Friday, March 30, 2007

I hate this.

I’ve been sitting here for 10 minutes, just staring at the screen in front of me. I can’t think of words to use for this situation. All I can think of is how I feel. And I don’t feel good. I feel pain, deep inside my heart. I feel pain for their family. The pain stretches throughout my entire body it seems like. I can’t really feel my legs or my arms right now, they’re kind of numb. Everything around me is still and quiet, even with Guster blaring from my laptop as I type this. My eyes are heavy, and they burn every now and then as tears brim over at random times. I feel trance-like. My brain seems to be processing at a slower pace than normal. I’m breathing steadily, but my breaths feel shallow.

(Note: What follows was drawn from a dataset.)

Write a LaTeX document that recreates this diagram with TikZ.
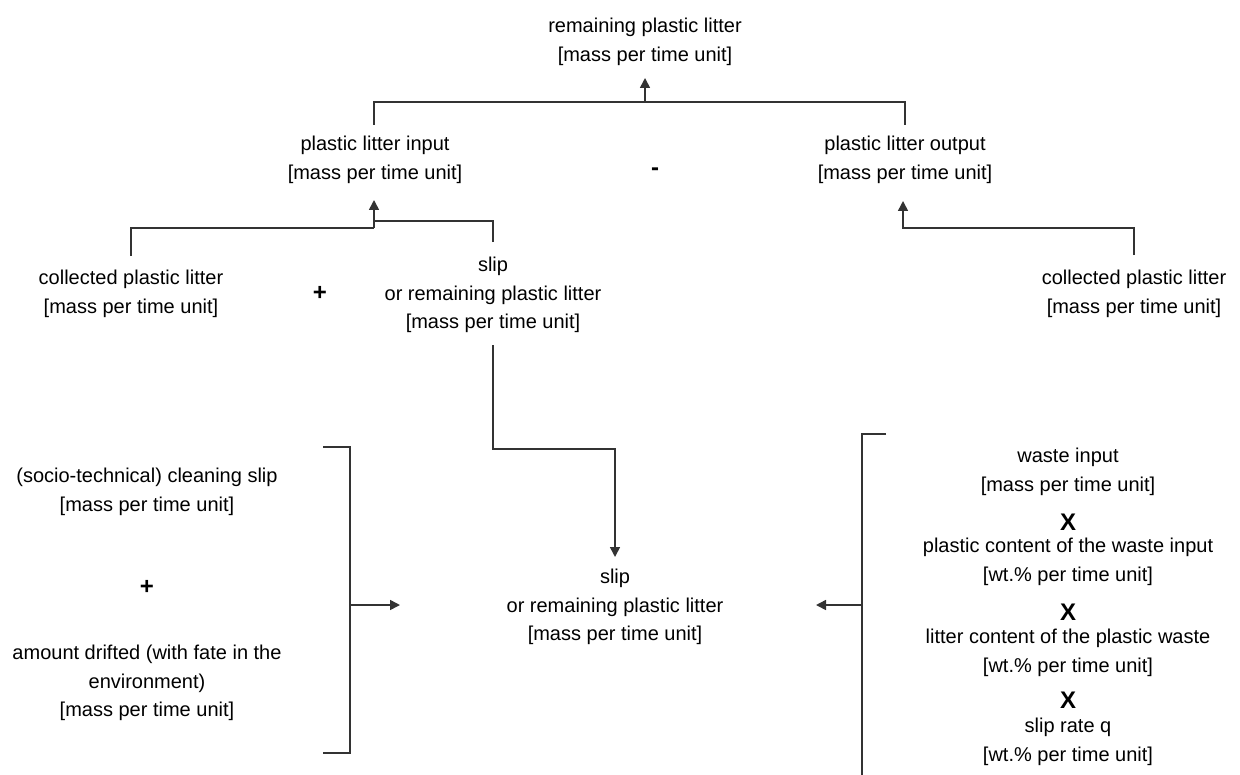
\documentclass[tikz,border=0pt]{standalone}
\usepackage{fontspec}
\setmainfont{Liberation Sans}
\usetikzlibrary{arrows.meta,positioning}
\newcommand{\mpt}{[mass per time unit]}
\newcommand{\wpt}{[wt.\% per time unit]}

\begin{document}
\begin{tikzpicture}[x=0.5pt, y=-0.5pt, every node/.style={font=\fontsize{10}{14.4}\selectfont, inner sep=0pt}, lbl/.style={align=center}, op/.style={font=\bfseries\fontsize{12}{12}\selectfont}, link/.style={draw=black!80, line width=0.8pt}, arrow/.style={link, -{Triangle[length=5pt, width=5pt]}}]
\useasboundingbox (0,0) rectangle (1240,775);

% upper tree
\node[lbl] (remain) at (645,42) {remaining plastic litter\\\mpt};
\node[lbl] (input) at (375,160) {plastic litter input\\\mpt};
\node[lbl] (output) at (905,160) {plastic litter output\\\mpt};
\node[op] (minus) at (655,172) {-};
\node[lbl] (collL) at (131,294) {collected plastic litter\\\mpt};
\node[op] (plusA) at (320,293) {+};
\node[lbl] (slipA) at (493,295) {slip\\or remaining plastic litter\\\mpt};
\node[lbl] (collR) at (1134,294) {collected plastic litter\\\mpt};

\coordinate (remTip) at (645,78); \coordinate (remFoot) at (645,102);
\coordinate (inTop) at (374,125); \coordinate (outTop) at (905,125);
\draw[link] (inTop) |- (remFoot) -| (outTop);
\draw[arrow] (remFoot) -- (remTip);

\coordinate (inTip) at (374,200); \coordinate (inFoot) at (374,228);
\coordinate (collLTop) at (131,256); \coordinate (slipATop) at (493,242);
\draw[link] (collLTop) |- (inFoot);
\draw[link] (slipATop) |- (374,221);
\draw[arrow] (inFoot) -- (inTip);

\coordinate (outTip) at (903,201); \coordinate (collRTop) at (1134,255);
\draw[arrow] (collRTop) |- (903,228) -- (outTip);

% lower part
\node[lbl] (slipB) at (615,607) {slip\\or remaining plastic litter\\\mpt};
\coordinate (slipABot) at (493,345); \coordinate (slipBTip) at (615,557);
\draw[arrow] (slipABot) |- (615,449) -- (slipBTip);

\node[lbl] (clean) at (147,492) {(socio-technical) cleaning slip\\\mpt};
\node[op] (plusB) at (147,587) {+};
\node[lbl] (drift) at (147,683) {amount drifted (with fate in the\\environment)\\\mpt};
\coordinate (brL) at (350,605); \coordinate (brLTip) at (400,605);
\draw[link] (323,447) -- (350,447) -- (350,753) -- (323,753);
\draw[arrow] (brL) -- (brLTip);

\node[lbl] (waste) at (1068,472) {waste input\\\mpt};
\node[op] (x1) at (1068,522) {X};
\node[lbl] (plastic) at (1068,562) {plastic content of the waste input\\\wpt};
\node[op] (x2) at (1068,612) {X};
\node[lbl] (litter) at (1068,653) {litter content of the plastic waste\\\wpt};
\node[op] (x3) at (1068,700) {X};
\node[lbl] (rate) at (1068,742) {slip rate q\\\wpt};
\coordinate (brR) at (862,605); \coordinate (brRTip) at (816,605);
\draw[link] (886,434) -- (862,434) -- (862,785);
\draw[arrow] (brR) -- (brRTip);
\end{tikzpicture}
\end{document}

At dinner tonight, I felt like everyone was moving in slow motion around me. I was just sitting there, but I didn’t feel like I was actually there. I watched people walk by my table and walk through the lines in the UDCC, gathering food for their meals. I watched them sit at their tables and talk to their friends. Every time I saw a person walk by, I wondered if they would someday decide to end their lives like he did. I wondered if they were depressed right now. I wondered if they felt hopeless enough to bring death upon themselves, to bring pain upon their bodies, unnecessary and terrible pain. With each person who passed by, I wondered if their smiles were hiding something, or if their smiles were just smiles. I wondered if their eyes always looked so empty, so lifeless. I felt better when I saw eyes full of life and hope every now and then. But some people made me wonder. I wondered if their eyes were true reflections of their hearts, or if they were misleading. Suicide is just another statistic now that we have to grow up being aware of, and it’s another statistic we have to stand up to and beat down. I just couldn’t stop thinking if the person I just watched walk away would wake up tomorrow and decide life wasn’t worth living. I couldn’t stop thinking if the person I just watched get ketchup for their fries would be a wife to her husband and a mother to her kids one day, and then wake up one day at the age of 55 and just end it all. I wondered if she would shoot her brain stem out, and die from suffocation, or hang herself, or overdose on pain medications, or (insert way of killing yourself here).

Suicide makes me sad. I am overcome with sadness right now. You could almost call it sorrow. I feel so much pain for them. I’m mad. I’m mad that people give up when there's still hope but they just can't see it. I’m sad. I’m so sad it happened. I’m frustrated no one prevented this from happening. I hate suicide. I hate it. I'm so, so sad.